YOUR GOAL
Reproduce every line in the listing that contains the word "draw".

(Rows from a dataset of charts and code)
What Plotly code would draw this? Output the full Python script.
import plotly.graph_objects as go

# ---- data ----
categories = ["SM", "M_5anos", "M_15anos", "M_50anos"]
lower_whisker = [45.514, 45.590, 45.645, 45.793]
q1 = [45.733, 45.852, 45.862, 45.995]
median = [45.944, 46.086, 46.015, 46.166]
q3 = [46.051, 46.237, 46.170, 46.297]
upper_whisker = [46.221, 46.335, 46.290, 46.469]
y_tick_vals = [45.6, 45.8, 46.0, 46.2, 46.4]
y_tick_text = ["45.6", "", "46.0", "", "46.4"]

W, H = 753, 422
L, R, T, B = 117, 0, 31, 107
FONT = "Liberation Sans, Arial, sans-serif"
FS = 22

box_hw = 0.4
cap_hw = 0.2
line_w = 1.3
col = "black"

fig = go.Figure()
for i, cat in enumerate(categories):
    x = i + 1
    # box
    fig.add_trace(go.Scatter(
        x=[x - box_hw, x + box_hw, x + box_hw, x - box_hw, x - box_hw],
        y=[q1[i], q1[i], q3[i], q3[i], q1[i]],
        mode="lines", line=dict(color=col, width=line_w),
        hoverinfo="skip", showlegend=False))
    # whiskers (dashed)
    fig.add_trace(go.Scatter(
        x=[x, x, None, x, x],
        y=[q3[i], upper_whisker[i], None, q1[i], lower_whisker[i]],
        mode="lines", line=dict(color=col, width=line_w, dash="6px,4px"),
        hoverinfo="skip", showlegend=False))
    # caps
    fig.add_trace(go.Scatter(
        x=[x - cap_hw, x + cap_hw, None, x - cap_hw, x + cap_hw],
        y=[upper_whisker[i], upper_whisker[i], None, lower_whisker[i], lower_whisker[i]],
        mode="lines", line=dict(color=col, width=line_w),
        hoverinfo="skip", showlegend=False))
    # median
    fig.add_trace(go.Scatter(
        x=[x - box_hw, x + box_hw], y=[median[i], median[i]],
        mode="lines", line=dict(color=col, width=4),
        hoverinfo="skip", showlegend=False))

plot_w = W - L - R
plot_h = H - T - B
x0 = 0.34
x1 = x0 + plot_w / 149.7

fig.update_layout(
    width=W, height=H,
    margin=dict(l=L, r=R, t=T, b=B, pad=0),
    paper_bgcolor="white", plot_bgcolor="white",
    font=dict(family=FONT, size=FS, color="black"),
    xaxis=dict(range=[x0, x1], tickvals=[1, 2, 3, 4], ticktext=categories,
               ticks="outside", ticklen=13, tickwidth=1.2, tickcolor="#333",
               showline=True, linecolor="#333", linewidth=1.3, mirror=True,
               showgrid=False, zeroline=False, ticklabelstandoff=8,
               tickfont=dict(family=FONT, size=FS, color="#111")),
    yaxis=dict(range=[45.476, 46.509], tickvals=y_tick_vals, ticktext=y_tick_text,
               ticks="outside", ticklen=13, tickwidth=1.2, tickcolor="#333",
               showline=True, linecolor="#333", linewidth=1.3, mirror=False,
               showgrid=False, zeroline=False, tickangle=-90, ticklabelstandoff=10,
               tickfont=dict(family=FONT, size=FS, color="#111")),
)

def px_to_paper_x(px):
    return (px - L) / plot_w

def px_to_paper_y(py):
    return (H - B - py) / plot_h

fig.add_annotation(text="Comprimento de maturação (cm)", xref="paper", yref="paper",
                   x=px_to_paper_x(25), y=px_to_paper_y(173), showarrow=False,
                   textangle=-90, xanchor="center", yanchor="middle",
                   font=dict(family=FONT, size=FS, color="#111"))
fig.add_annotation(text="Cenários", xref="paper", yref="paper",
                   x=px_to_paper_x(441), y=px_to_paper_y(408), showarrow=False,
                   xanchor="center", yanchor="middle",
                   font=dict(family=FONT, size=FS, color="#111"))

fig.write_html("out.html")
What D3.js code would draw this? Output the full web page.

SOLUTION TO THE PROBLEM
What Plotly code would draw this? Output the full Python script.
What D3.js code would draw this? Output the full web page.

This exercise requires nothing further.